● TASK OBJECTIVE
Only the lines from the start of the data to the line containing "XAxis, YAxis, ReferenceLine", both included, should be output, exactly and without pictures.

● DATA SHOWN
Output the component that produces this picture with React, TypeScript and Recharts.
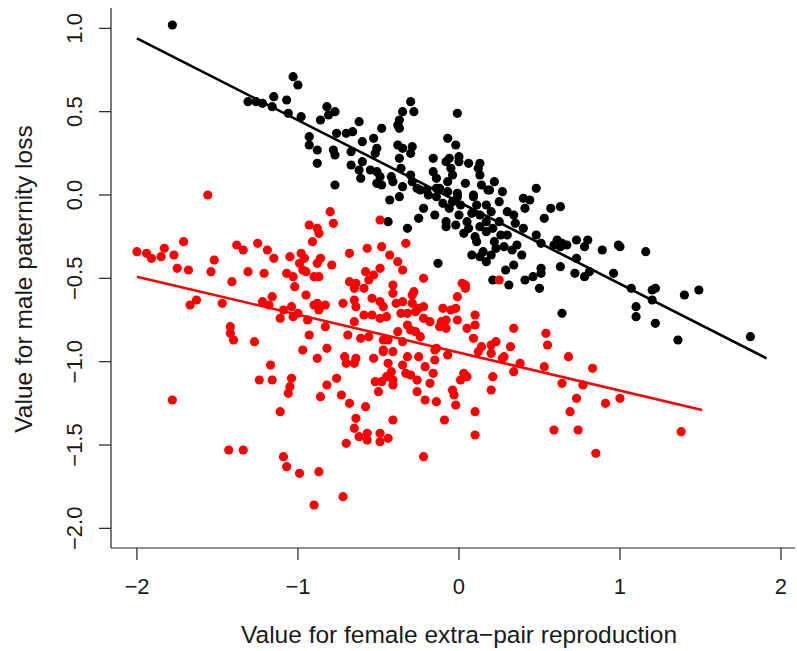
import React from "react";
import { ScatterChart, Scatter, XAxis, YAxis, ReferenceLine } from "recharts";

// [female extra-pair reproduction, male paternity loss]
const blackPoints: number[][] = [
  [-1.78, 1.02], [-1.03, 0.71], [-1.0, 0.66], [-1.31, 0.56], [-1.26, 0.56], [-1.22, 0.55], [-1.16, 0.53],
  [-1.15, 0.59], [-1.07, 0.57], [-1.06, 0.49], [-0.98, 0.47], [-0.82, 0.53], [-0.77, 0.5], [-0.81, 0.48],
  [-0.86, 0.45], [-0.76, 0.37], [-0.93, 0.35], [-0.93, 0.3], [-0.88, 0.27], [-0.78, 0.27], [-0.77, 0.24],
  [-0.88, 0.19], [-0.77, 0.06],
  [-0.3, 0.56], [-0.35, 0.5], [-0.28, 0.5], [-0.01, 0.49], [-0.62, 0.44], [-0.37, 0.45], [-0.38, 0.42],
  [-0.37, 0.4], [-0.48, 0.4], [-0.66, 0.38], [-0.53, 0.34], [-0.6, 0.32], [-0.7, 0.37], [-0.07, 0.34],
  [-0.02, 0.3], [-0.38, 0.3], [-0.35, 0.28], [-0.29, 0.29], [-0.3, 0.25], [-0.51, 0.28], [-0.52, 0.25],
  [-0.67, 0.26], [-0.67, 0.18], [-0.6, 0.2], [-0.62, 0.15], [-0.37, 0.22], [-0.36, 0.16], [-0.16, 0.22],
  [-0.08, 0.2], [-0.06, 0.22], [0.0, 0.23], [0.0, 0.2], [0.06, 0.19], [0.13, 0.19], [0.12, 0.16],
  [-0.05, 0.16], [-0.04, 0.12], [-0.16, 0.14], [-0.14, 0.1], [-0.07, 0.08], [0.04, 0.07], [0.13, 0.12],
  [0.14, 0.06], [0.22, 0.08], [0.19, 0.03], [0.27, 0.02], [0.48, 0.04], [-0.55, 0.15], [-0.51, 0.14],
  [-0.49, 0.11], [-0.61, 0.1], [-0.51, 0.07], [-0.48, 0.06], [-0.42, 0.11], [-0.41, 0.08], [-0.35, 0.05],
  [-0.3, 0.12], [-0.29, 0.08], [-0.26, 0.04], [-0.2, 0.03], [-0.14, 0.04], [-0.01, 0.01], [0.09, 0.0],
  [-0.43, -0.03], [-0.37, -0.01], [-0.44, -0.16], [-0.32, -0.2], [-0.25, -0.14], [-0.22, -0.08],
  [-0.24, 0.03], [-0.19, 0.0], [-0.14, -0.01], [-0.15, -0.12], [-0.08, -0.16], [-0.08, -0.19],
  [-0.02, -0.18], [-0.06, -0.08], [0.01, -0.06], [0.03, -0.23], [-0.01, -0.01], [-0.07, 0.02],
  [0.09, -0.01], [0.11, -0.06], [0.08, -0.11], [0.13, -0.12], [0.11, -0.28], [0.08, -0.36], [0.13, -0.37],
  [0.17, -0.4], [0.15, -0.34], [0.18, 0.03], [0.17, -0.06], [0.17, -0.16], [0.17, -0.22], [0.21, -0.2],
  [0.22, -0.28], [0.23, -0.32], [0.25, -0.04], [0.3, -0.1], [0.34, -0.12], [0.3, -0.24], [0.28, -0.31],
  [0.33, -0.33], [0.36, -0.3], [0.39, -0.36], [0.34, -0.42], [0.29, -0.45], [0.21, -0.51], [0.31, -0.54],
  [0.4, -0.02], [0.44, -0.03], [0.41, -0.08], [0.35, -0.17], [0.4, -0.2], [0.57, -0.08], [0.63, -0.07],
  [0.53, -0.14], [0.48, -0.24], [0.51, -0.29], [0.61, -0.27], [0.63, -0.31], [0.59, -0.3], [0.51, -0.44],
  [0.51, -0.47], [0.46, -0.49], [0.41, -0.51], [0.5, -0.56], [0.63, -0.43], [0.64, -0.71], [-0.13, -0.41],
  [-0.12, 0.04], [-0.04, -0.04], [0.13, -0.19], [0.05, -0.16], [0.0, -0.12], [0.06, -0.2], [-0.1, -0.05],
  [0.2, -0.1], [0.25, -0.16], [0.1, -0.25], [0.26, -0.24], [0.2, -0.36],
  [0.64, -0.29], [0.67, -0.3], [0.73, -0.27], [0.8, -0.27], [0.78, -0.31], [0.89, -0.33], [0.99, -0.3],
  [1.0, -0.31], [1.16, -0.34], [0.73, -0.38], [0.72, -0.47], [0.78, -0.49], [0.81, -0.46], [0.96, -0.47],
  [1.07, -0.56], [1.2, -0.57], [1.22, -0.56], [1.2, -0.63], [1.1, -0.67], [1.1, -0.73], [1.22, -0.77],
  [1.4, -0.6], [1.49, -0.57], [1.36, -0.87], [1.81, -0.85],
];

const redPoints: number[][] = [
  [-1.56, 0.0], [-2.0, -0.34], [-1.94, -0.35], [-1.91, -0.38], [-1.85, -0.37], [-1.83, -0.32], [-1.77, -0.36],
  [-1.71, -0.28], [-1.75, -0.44], [-1.68, -0.45], [-1.52, -0.39], [-1.54, -0.46], [-1.41, -0.52], [-1.38, -0.3],
  [-1.34, -0.33], [-1.31, -0.46], [-1.25, -0.29], [-1.19, -0.33], [-1.15, -0.38], [-1.21, -0.47], [-1.05, -0.37],
  [-1.07, -0.47], [-1.03, -0.49], [-1.02, -0.55], [-0.98, -0.35], [-0.96, -0.38], [-0.99, -0.41], [-0.97, -0.45],
  [-0.95, -0.46], [-0.93, -0.18], [-0.88, -0.2], [-0.87, -0.23], [-0.91, -0.28], [-0.8, -0.1], [-0.78, -0.17],
  [-0.86, -0.38], [-0.88, -0.41], [-0.79, -0.42], [-0.9, -0.49], [-0.87, -0.49], [-0.68, -0.35], [-0.68, -0.52],
  [-0.95, -0.6], [-1.16, -0.61], [-1.22, -0.64], [-1.18, -0.66], [-1.47, -0.65], [-1.67, -0.66], [-1.63, -0.63],
  [-1.09, -0.69], [-1.04, -0.67], [-1.11, -0.74], [-1.03, -0.73], [-1.0, -0.71], [-0.94, -0.75], [-0.9, -0.66],
  [-0.88, -0.65], [-0.87, -0.69], [-0.83, -0.66], [-0.72, -0.65], [-0.83, -0.79], [-0.93, -0.84], [-0.69, -0.84],
  [-1.42, -0.79], [-1.42, -0.83], [-1.4, -0.87], [-1.27, -0.88], [-0.97, -0.93], [-0.82, -0.92], [-0.88, -0.98],
  [-0.71, -0.97],
  [-1.78, -1.23], [-1.17, -1.02], [-1.24, -1.11], [-1.16, -1.11], [-1.04, -1.1], [-1.05, -1.15], [-1.06, -1.19],
  [-1.11, -1.3], [-0.7, -1.01], [-0.76, -1.1], [-0.82, -1.14], [-0.73, -1.2], [-0.86, -1.21], [-0.68, -1.25],
  [-0.7, -1.49], [-1.43, -1.53], [-1.34, -1.53], [-1.09, -1.57], [-1.07, -1.63], [-0.99, -1.67], [-0.87, -1.66],
  [-0.72, -1.81], [-0.9, -1.86],
  [-0.64, -0.98], [-0.65, -1.01], [-0.53, -0.98], [-0.47, -0.94], [-0.41, -0.94], [-0.44, -1.01], [-0.42, -1.06],
  [-0.45, -1.09], [-0.41, -1.11], [-0.41, -1.14], [-0.48, -1.12], [-0.52, -1.12], [-0.5, -1.18], [-0.58, -1.27],
  [-0.64, -1.34], [-0.65, -1.4], [-0.62, -1.45], [-0.57, -1.43], [-0.57, -1.47], [-0.49, -1.43], [-0.49, -1.48],
  [-0.44, -1.46], [-0.41, -1.35], [-0.22, -1.57], [-0.32, -0.97], [-0.35, -1.02], [-0.25, -0.97], [-0.15, -0.93],
  [-0.15, -0.99], [-0.07, -0.96], [-0.21, -1.03], [-0.16, -1.07], [-0.33, -1.07], [-0.3, -1.08], [-0.26, -1.11],
  [-0.18, -1.13], [-0.26, -1.18], [-0.21, -1.23], [-0.14, -1.24], [-0.04, -1.17], [-0.03, -1.2], [-0.02, -1.26],
  [0.01, -1.11], [0.03, -1.07], [0.05, -1.09], [-0.09, -1.35], [0.1, -1.3], [0.1, -1.44], [0.12, -0.94],
  [0.2, -0.95], [0.27, -0.98], [0.38, -1.01], [0.34, -1.06], [0.21, -1.09], [0.2, -1.17], [0.53, -1.03],
  [0.64, -1.13], [0.69, -1.3], [0.59, -1.41],
  [0.68, -0.97], [0.83, -1.04], [0.77, -1.14], [0.73, -1.22], [0.91, -1.25], [1.0, -1.22], [0.74, -1.41],
  [0.85, -1.55], [1.38, -1.42],
  [-0.49, -0.15], [0.25, -0.51], [-0.33, -0.29], [-0.57, -0.32], [-0.48, -0.31], [-0.43, -0.36], [-0.38, -0.4],
  [-0.35, -0.45], [-0.49, -0.44], [-0.53, -0.48], [-0.58, -0.46], [-0.56, -0.51], [-0.64, -0.53], [-0.65, -0.56],
  [-0.59, -0.56], [-0.41, -0.54], [-0.41, -0.59], [-0.22, -0.5], [0.02, -0.53], [0.04, -0.54], [0.04, -0.56],
  [-0.28, -0.58], [-0.29, -0.6], [-0.01, -0.61], [-0.65, -0.63], [-0.64, -0.67], [-0.54, -0.62], [-0.49, -0.64],
  [-0.47, -0.67], [-0.39, -0.65], [-0.35, -0.64], [-0.29, -0.65], [-0.22, -0.67], [-0.36, -0.71], [-0.32, -0.71],
  [-0.27, -0.7], [-0.25, -0.68], [-0.59, -0.72], [-0.54, -0.72], [-0.49, -0.74], [-0.45, -0.73], [-0.65, -0.76],
  [-0.61, -0.86], [-0.56, -0.85], [-0.47, -0.87], [-0.44, -0.87], [-0.38, -0.82], [-0.32, -0.78], [-0.3, -0.81],
  [-0.27, -0.82], [-0.22, -0.74], [-0.18, -0.76], [-0.11, -0.76], [-0.12, -0.79], [-0.08, -0.75], [-0.08, -0.8],
  [-0.1, -0.68], [-0.05, -0.69], [-0.02, -0.68], [-0.01, -0.75], [0.1, -0.72], [0.05, -0.8], [0.1, -0.78],
  [0.09, -0.86], [-0.35, -0.88], [-0.24, -0.85], [-0.14, -0.92], [0.14, -0.91], [0.2, -0.9], [0.23, -0.88],
  [0.32, -0.91], [0.34, -0.8], [0.54, -0.83], [0.55, -0.9], [-0.47, -0.93], [0.28, -0.97],
];

// fitted regression lines: [x, y] endpoints
const blackFit: number[][] = [[-2.0, 0.94], [1.91, -0.98]];
const redFit: number[][] = [[-2.0, -0.49], [1.51, -1.29]];

const xTicks = [-2, -1, 0, 1, 2];
const yTicks = [-2.0, -1.5, -1.0, -0.5, 0.0, 0.5, 1.0];
const xDomain = [-2.161, 2.087];
const yDomain = [-2.118, 1.122];

const FONT = "'Liberation Sans', Arial, Helvetica, sans-serif";
const minus = (s: string) => s.replace("-", "\u2212");

const toObj = (arr: number[][]) => arr.map(([x, y]) => ({ x, y }));

const XTick = (props: any) => {
  const { x, y, payload } = props;
  return (
    <text x={x} y={y + 32} textAnchor="middle" fontSize={22} fontFamily={FONT} fill="#1a1a1a">
      {minus(String(payload.value))}
    </text>
  );
};

const YTick = (props: any) => {
  const { x, y, payload } = props;
  const bx = x - 15;
  return (
    <text
      x={bx}
      y={y}
      transform={`rotate(-90 ${bx} ${y})`}
      textAnchor="middle"
      fontSize={22}
      fontFamily={FONT}
      fill="#1a1a1a"
    >
      {minus(Number(payload.value).toFixed(1))}
    </text>
  );
};

const dot = (color: string) => (p: any) => <circle cx={p.cx} cy={p.cy} r={4.6} fill={color} />;

export default function App() {
  return (
    <div style={{ position: "absolute", left: 0, top: 0, background: "#fff" }}>
      <ScatterChart width={797} height={651} margin={{ top: 8, right: 2, bottom: 0, left: 0 }}>
        <XAxis
          type="number"
          dataKey="x"
          domain={xDomain}
          ticks={xTicks}
          allowDataOverflow
          height={103}
          tickSize={12}
          tick={<XTick />}
          axisLine={{ stroke: "#222", strokeWidth: 1.2 }}
          tickLine={{ stroke: "#222", strokeWidth: 1.2 }}
          label={{
            content: () => (
              <text x={459} y={643} textAnchor="middle" fontSize={24.5} fontFamily={FONT} fill="#1a1a1a">
                {"Value for female extra\u2212pair reproduction"}
              </text>
            ),
          }}
        />
        <YAxis
          type="number"
          dataKey="y"
          domain={yDomain}
          ticks={yTicks}
          allowDataOverflow
          width={111}
          tickSize={12}
          tick={<YTick />}
          axisLine={{ stroke: "#222", strokeWidth: 1.2 }}
          tickLine={{ stroke: "#222", strokeWidth: 1.2 }}
          label={{
            content: () => (
              <text
                x={32}
                y={279}
                transform="rotate(-90 32 279)"
                textAnchor="middle"
                fontSize={24.5}
                fontFamily={FONT}
                fill="#1a1a1a"
              >
                Value for male paternity loss
              </text>
            ),
          }}
        />
        <Scatter data={toObj(blackPoints)} fill="#000" shape={dot("#000")} isAnimationActive={false} />
        <Scatter data={toObj(redPoints)} fill="#ff0000" shape={dot("#ff0000")} isAnimationActive={false} />
        <ReferenceLine
          segment={[{ x: blackFit[0][0], y: blackFit[0][1] }, { x: blackFit[1][0], y: blackFit[1][1] }]}
          stroke="#000"
          strokeWidth={2.6}
        />
        <ReferenceLine
          segment={[{ x: redFit[0][0], y: redFit[0][1] }, { x: redFit[1][0], y: redFit[1][1] }]}
          stroke="#ff0000"
          strokeWidth={2.6}
        />
      </ScatterChart>
    </div>
  );
}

● FINAL RESULT
Output the component that produces this picture with React, TypeScript and Recharts.
import React from "react";
import { ScatterChart, Scatter, XAxis, YAxis, ReferenceLine } from "recharts";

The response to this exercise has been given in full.